Nakata, who subsequently directed the Hollywood sequel to Gore Verbinski’s 2002 version Ring, thinks J-horror’s popularity overseas is partly down to western audiences growing tired of gory violence.
“American cinema-goers were more used to zombies attacking people,” he said. “Maybe, it was a reaction to the extreme splatter movies of the 1980s and 90s, where the object was biting people to death. Maybe that sparked the interest.”
Likewise for Nakata, the western horrors that stood out for him as a kid growing up were those that terrified viewers without resorting to stomach-churning gore.
“I went to school in the 1970s and films like The Exorcist, The Omen and Suspiria were must-see movies,” he said.
“But I didn’t enjoy films like the Evil Dead as much, with all its grotesque cruelty,” he added, referring to Sam Raimi’s supernatural cult favourite.
“It just feels too fake if there is too much blood,” Nakata added.
“In Ring I tried to keep the blood to a minimum — I think there was just a bit of congealed blood around the fingernails, that was it.”
Nakata believes the creepy ghosts made famous by himself and contemporaries such as Juon (Grudge) director Takashi Shimizu should elicit sympathy as well as terror.
“There is always a battle between good and evil and Christian morals at the heart of scary films made in the West,” he said.
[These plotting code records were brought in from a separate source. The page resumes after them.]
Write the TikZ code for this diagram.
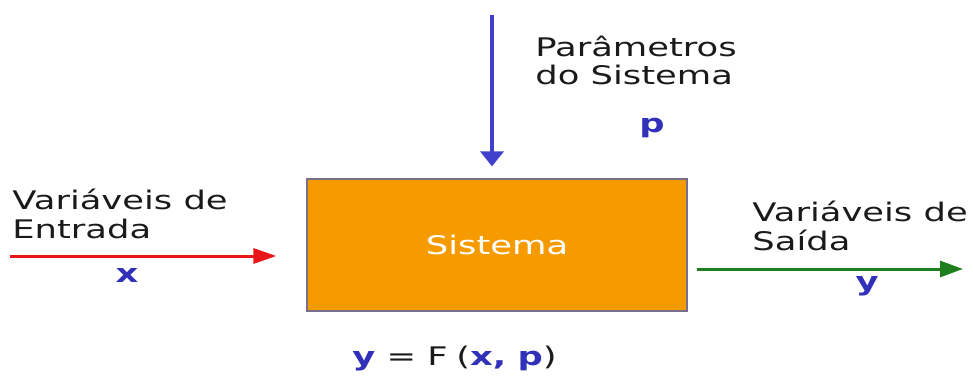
\documentclass[tikz,border=0pt]{standalone}
\usepackage{fontspec}
\setmainfont[FakeStretch=1.38]{DejaVu Sans}
\usepackage{tikz}
\usetikzlibrary{arrows.meta, positioning, calc}

\definecolor{sysorange}{HTML}{F59B00}
\definecolor{sysborder}{HTML}{7A6E8C}
\definecolor{inred}{HTML}{E81818}
\definecolor{parblue}{HTML}{4040CC}
\definecolor{outgreen}{HTML}{1F7F1F}
\definecolor{varblue}{HTML}{3030B8}
\definecolor{txtgray}{HTML}{1A1A1A}

\tikzset{
  lbl/.style={anchor=base west, align=left, inner sep=0pt, text=txtgray,
    font=\fontsize{12.8}{14.4}\selectfont},
  var/.style={anchor=base, inner sep=0pt, text=varblue,
    font=\fontsize{12.8}{14.4}\selectfont\bfseries},
  sysbox/.style={draw=sysborder, line width=0.6pt, fill=sysorange}
}
\newcommand{\vb}[1]{{\bfseries\color{varblue}#1}}

\begin{document}
\begin{tikzpicture}[x=0.5pt, y=-0.5pt]
\useasboundingbox (0,0) rectangle (973,385);

% --- System block ---
\node[sysbox, minimum width=190pt, minimum height=66pt, inner sep=0pt] (box) at (497,245) {};
\node[text=white, inner sep=0pt, font=\fontsize{12.8}{14.4}\selectfont] (sysname) at (box.center) {Sistema};

% --- Input ---
\node[lbl] (inLabel) at (12,238) {Variáveis de\\Entrada};
\node[var] (xLabel) at (127,282) {x};
\coordinate (inStart) at (10,256);
\draw[inred, line width=1.5pt, -{Triangle[length=11.5pt, width=7.5pt]}, shorten >=15pt]
  (inStart) -- (inStart -| box.west);

% --- Parameters ---
\node[lbl] (parLabel) at (535,85) {Parâmetros\\do Sistema};
\node[var] (pLabel) at (652,133) {p};
\coordinate (parStart) at (492,15);
\draw[parblue, line width=1.8pt, -{Triangle[length=7.5pt, width=11.5pt]}, shorten >=6pt]
  (parStart) -- (parStart |- box.north);

% --- Output ---
\node[lbl] (outLabel) at (752,250) {Variáveis de\\Saída};
\node[var] (yLabel) at (867,290) {y};
\coordinate (outTip) at (963,269);
\draw[outgreen, line width=1.5pt, -{Triangle[length=11.5pt, width=8pt]}, shorten <=4.5pt]
  (outTip -| box.east) -- (outTip);

% --- Relation ---
\node[lbl] (relation) at (352,365) {\vb{y} = F\,\,(\vb{x,} \vb{p})};

\end{tikzpicture}
\end{document}
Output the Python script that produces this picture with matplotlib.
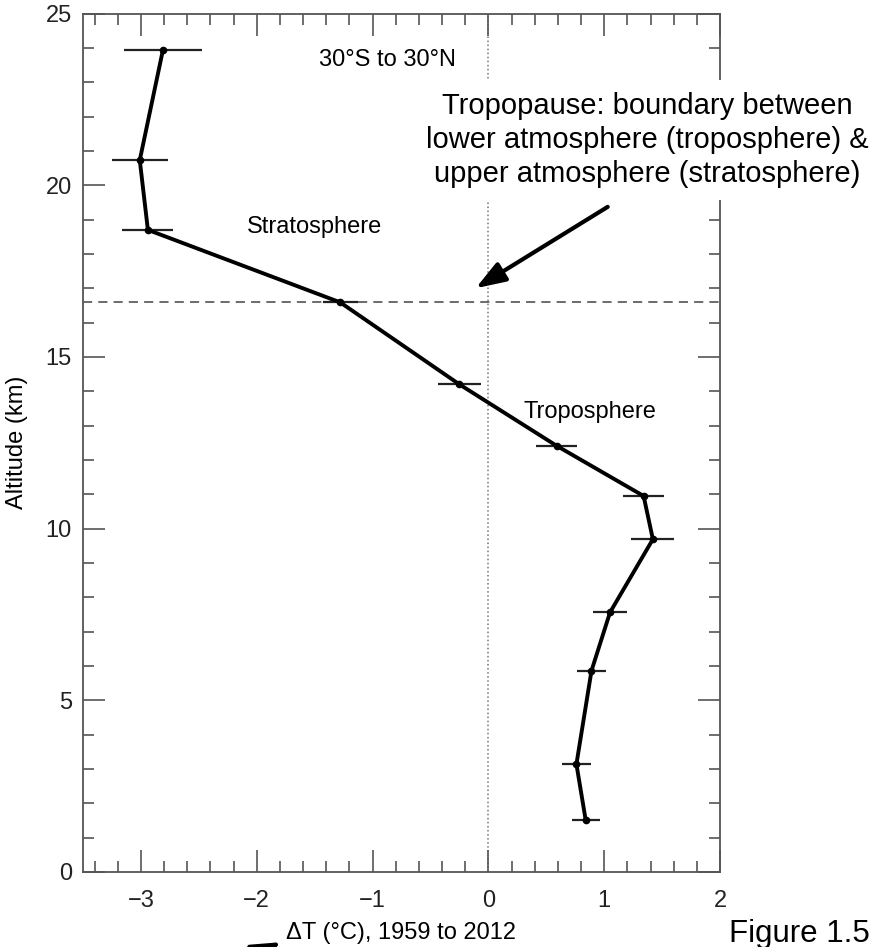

“Japanese ghosts like Sadako are demons, yes, but when she was alive she was treated abominably and suffered terrible abuse before she died.
“She now possesses the power to curse or kill people, but she’s not pure evil. There’s room, on an emotional level, to feel sorry for her.”
Nakata insisted that his future remains in horror, despite a desire to cast off the shackles and make a romantic comedy.
“The late Wes Craven once told me: don’t do more than two horror movies,” he said. “But I guess it’s my destiny.
“I want to do something like The Intern (starring Robert De Niro and Anne Hathaway),” he laughed.
“But horror is an indestructible genre and as long as there are people out there who want to be scared to death, I’ll keep striving for new ways to scare them.”